September 2013 update - nothing stands still in NL
The Berlagebrug is being changed. The last two study tour groups which I took to Groningen saw some of the works going on around this area, cycling conditions are improving.
A still from July taken from the video above compared with the situation in September when the cycle-paths were being reworked.
On-road cycle-lane being replaced by off-road cycle-path on
adjacent road.
At the end of the video above, after the bridge, I turned right onto one of few roads which still had just a cycle-lane. This is being upgraded into a proper segregated cycle-path and the cycle-paths leading right up onto the bridge are being improved. I don't know as yet whether this will decrease the slope. However campaigning in Groningen about the quality of the Berlagebrug will in any case have paid off. The bridge will work far better for cyclists after these works are complete than it did immediately after the bridge was built.

Nothing stands still in the Netherlands and this is why no-one can "catch up" by doing less.

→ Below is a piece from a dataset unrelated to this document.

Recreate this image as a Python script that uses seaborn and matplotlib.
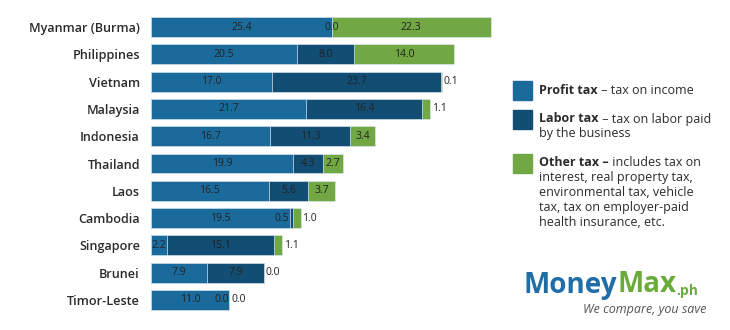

Readers from places other than London: Please realise that there is nothing to be gained by any other place trying to copy London's policies which consist almost entirely of hype and hot air. If you want to achieve mass cycling in your country, emulate the best example. This means The Netherlands. Take a study tour.


Anonymous said...

I might point out that if this bridge climb is considered difficult by some Dutch riders, then I wouldn't know how to gauge the long-term success of bicycle-specific infrastructure in most parts of the world, where relatively flat cities have many such "climbs" as the roads follow natural terrain. Where I live in Los Angeles, Dutch pensioners would probably be walking their bicycles half the time even on a short trip to the grocery.

Harry Lieben said...

That steep bridge in Groningen is a bit of a laugh, because before there simply was no bridge at all. You had to cycle some 700meters to come to a bridge to cross the Eems channel. Of course one can still do that and cross at a somewhat less steep bridge.... i don't really understand why this bridge was built in the first place. It's steep because there was not enough space and the access to the bridge from the south side is pretty awkward. It's hard to cross the street with so many cars coming around the nearby fast corner.

Harry Lieben said...

@ examinedspoke Everybody has seen the streets of Los Angeles in one movie or another. With the succes of todays electrically assisted bikes even those will pose no problem for pensioners. It's just that the Dutch electric bikes are usually not laid out for hills. Why would they be, we hardly have any.